** PROBLEM DESCRIPTION **
Every record should be written out exactly, with the pictures left out.

## START

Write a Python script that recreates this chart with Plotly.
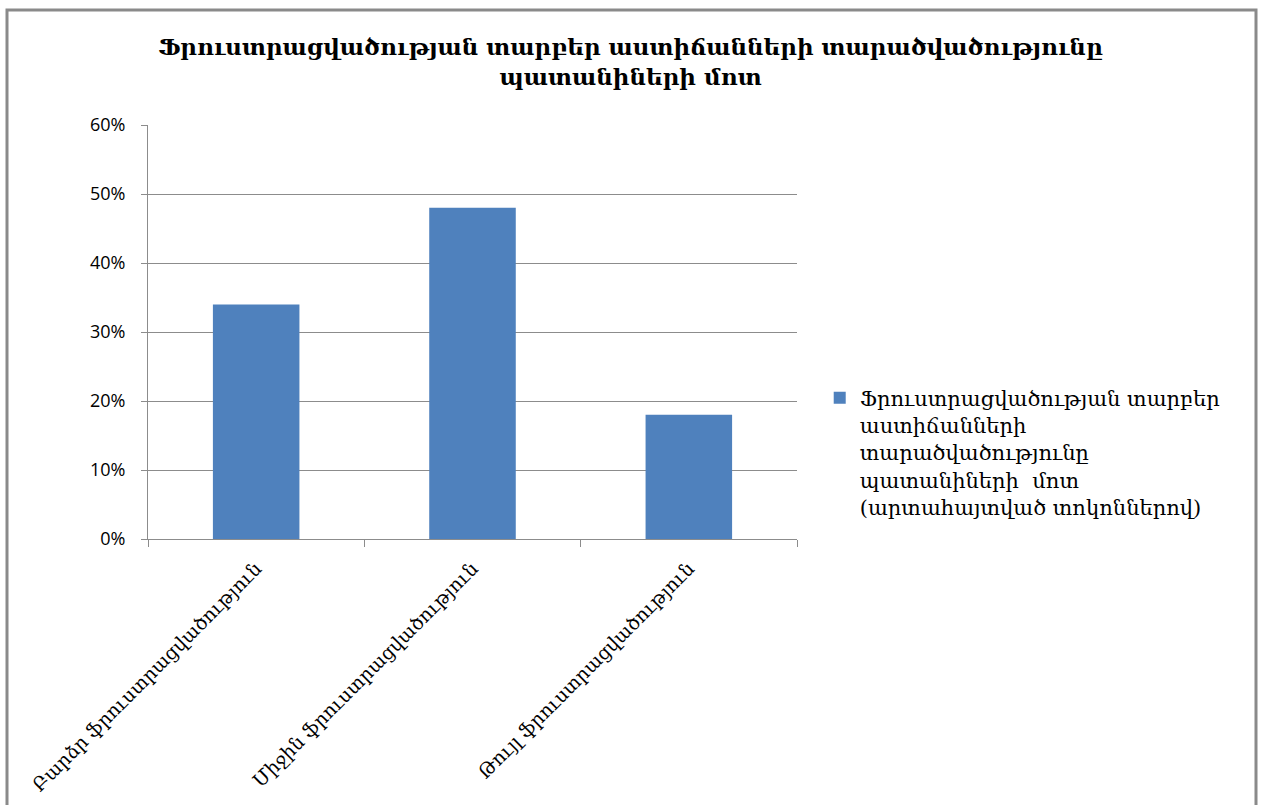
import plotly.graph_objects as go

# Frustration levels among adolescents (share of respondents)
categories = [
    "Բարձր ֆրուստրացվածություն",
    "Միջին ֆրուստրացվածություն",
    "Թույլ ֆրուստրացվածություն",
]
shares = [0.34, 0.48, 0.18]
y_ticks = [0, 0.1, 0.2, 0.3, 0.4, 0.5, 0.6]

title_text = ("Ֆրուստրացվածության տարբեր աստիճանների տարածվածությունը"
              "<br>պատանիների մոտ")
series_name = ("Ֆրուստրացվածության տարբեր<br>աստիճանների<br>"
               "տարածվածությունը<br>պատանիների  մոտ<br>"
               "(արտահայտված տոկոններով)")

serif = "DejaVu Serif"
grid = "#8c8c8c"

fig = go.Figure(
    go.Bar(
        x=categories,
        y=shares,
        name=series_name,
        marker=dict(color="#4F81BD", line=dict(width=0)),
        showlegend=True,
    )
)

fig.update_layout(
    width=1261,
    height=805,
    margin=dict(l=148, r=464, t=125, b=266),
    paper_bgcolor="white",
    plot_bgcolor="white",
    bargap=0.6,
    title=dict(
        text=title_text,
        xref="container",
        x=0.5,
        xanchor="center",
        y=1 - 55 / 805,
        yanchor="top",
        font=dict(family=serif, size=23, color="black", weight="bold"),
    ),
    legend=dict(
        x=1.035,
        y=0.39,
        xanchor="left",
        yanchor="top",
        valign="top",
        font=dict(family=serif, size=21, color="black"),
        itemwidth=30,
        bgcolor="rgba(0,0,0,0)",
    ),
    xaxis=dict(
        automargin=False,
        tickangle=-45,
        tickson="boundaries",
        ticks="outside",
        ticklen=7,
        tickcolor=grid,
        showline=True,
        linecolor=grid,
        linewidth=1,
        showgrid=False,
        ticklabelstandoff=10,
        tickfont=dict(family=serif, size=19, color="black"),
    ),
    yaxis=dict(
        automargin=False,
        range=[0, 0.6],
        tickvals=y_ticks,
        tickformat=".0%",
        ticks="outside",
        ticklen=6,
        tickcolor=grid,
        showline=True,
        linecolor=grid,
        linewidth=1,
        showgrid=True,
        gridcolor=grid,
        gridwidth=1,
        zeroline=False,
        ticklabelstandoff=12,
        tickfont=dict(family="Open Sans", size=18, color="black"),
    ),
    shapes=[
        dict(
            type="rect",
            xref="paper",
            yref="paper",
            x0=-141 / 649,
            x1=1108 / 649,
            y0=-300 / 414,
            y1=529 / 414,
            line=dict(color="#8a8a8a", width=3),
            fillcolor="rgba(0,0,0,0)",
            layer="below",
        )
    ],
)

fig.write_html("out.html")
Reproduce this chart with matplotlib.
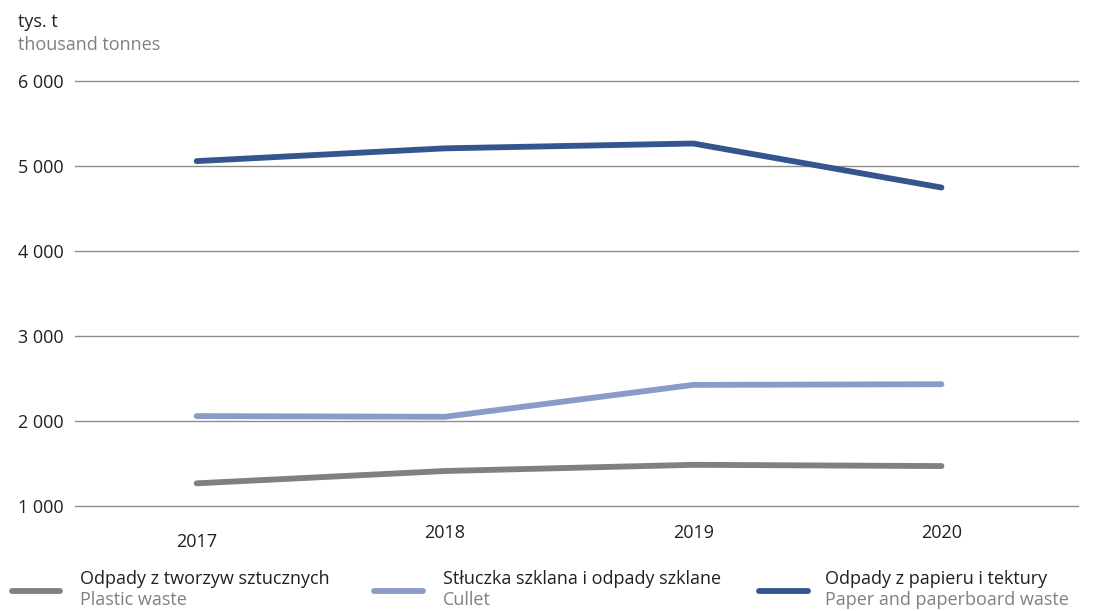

## END

** SOLUTION FOR THIS EXERCISE **
Write a Python script that recreates this chart with Plotly.
import plotly.graph_objects as go

# Frustration levels among adolescents (share of respondents)
categories = [
    "Բարձր ֆրուստրացվածություն",
    "Միջին ֆրուստրացվածություն",
    "Թույլ ֆրուստրացվածություն",
]
shares = [0.34, 0.48, 0.18]
y_ticks = [0, 0.1, 0.2, 0.3, 0.4, 0.5, 0.6]

title_text = ("Ֆրուստրացվածության տարբեր աստիճանների տարածվածությունը"
              "<br>պատանիների մոտ")
series_name = ("Ֆրուստրացվածության տարբեր<br>աստիճանների<br>"
               "տարածվածությունը<br>պատանիների  մոտ<br>"
               "(արտահայտված տոկոններով)")

serif = "DejaVu Serif"
grid = "#8c8c8c"

fig = go.Figure(
    go.Bar(
        x=categories,
        y=shares,
        name=series_name,
        marker=dict(color="#4F81BD", line=dict(width=0)),
        showlegend=True,
    )
)

fig.update_layout(
    width=1261,
    height=805,
    margin=dict(l=148, r=464, t=125, b=266),
    paper_bgcolor="white",
    plot_bgcolor="white",
    bargap=0.6,
    title=dict(
        text=title_text,
        xref="container",
        x=0.5,
        xanchor="center",
        y=1 - 55 / 805,
        yanchor="top",
        font=dict(family=serif, size=23, color="black", weight="bold"),
    ),
    legend=dict(
        x=1.035,
        y=0.39,
        xanchor="left",
        yanchor="top",
        valign="top",
        font=dict(family=serif, size=21, color="black"),
        itemwidth=30,
        bgcolor="rgba(0,0,0,0)",
    ),
    xaxis=dict(
        automargin=False,
        tickangle=-45,
        tickson="boundaries",
        ticks="outside",
        ticklen=7,
        tickcolor=grid,
        showline=True,
        linecolor=grid,
        linewidth=1,
        showgrid=False,
        ticklabelstandoff=10,
        tickfont=dict(family=serif, size=19, color="black"),
    ),
    yaxis=dict(
        automargin=False,
        range=[0, 0.6],
        tickvals=y_ticks,
        tickformat=".0%",
        ticks="outside",
        ticklen=6,
        tickcolor=grid,
        showline=True,
        linecolor=grid,
        linewidth=1,
        showgrid=True,
        gridcolor=grid,
        gridwidth=1,
        zeroline=False,
        ticklabelstandoff=12,
        tickfont=dict(family="Open Sans", size=18, color="black"),
    ),
    shapes=[
        dict(
            type="rect",
            xref="paper",
            yref="paper",
            x0=-141 / 649,
            x1=1108 / 649,
            y0=-300 / 414,
            y1=529 / 414,
            line=dict(color="#8a8a8a", width=3),
            fillcolor="rgba(0,0,0,0)",
            layer="below",
        )
    ],
)

fig.write_html("out.html")
Reproduce this chart with matplotlib.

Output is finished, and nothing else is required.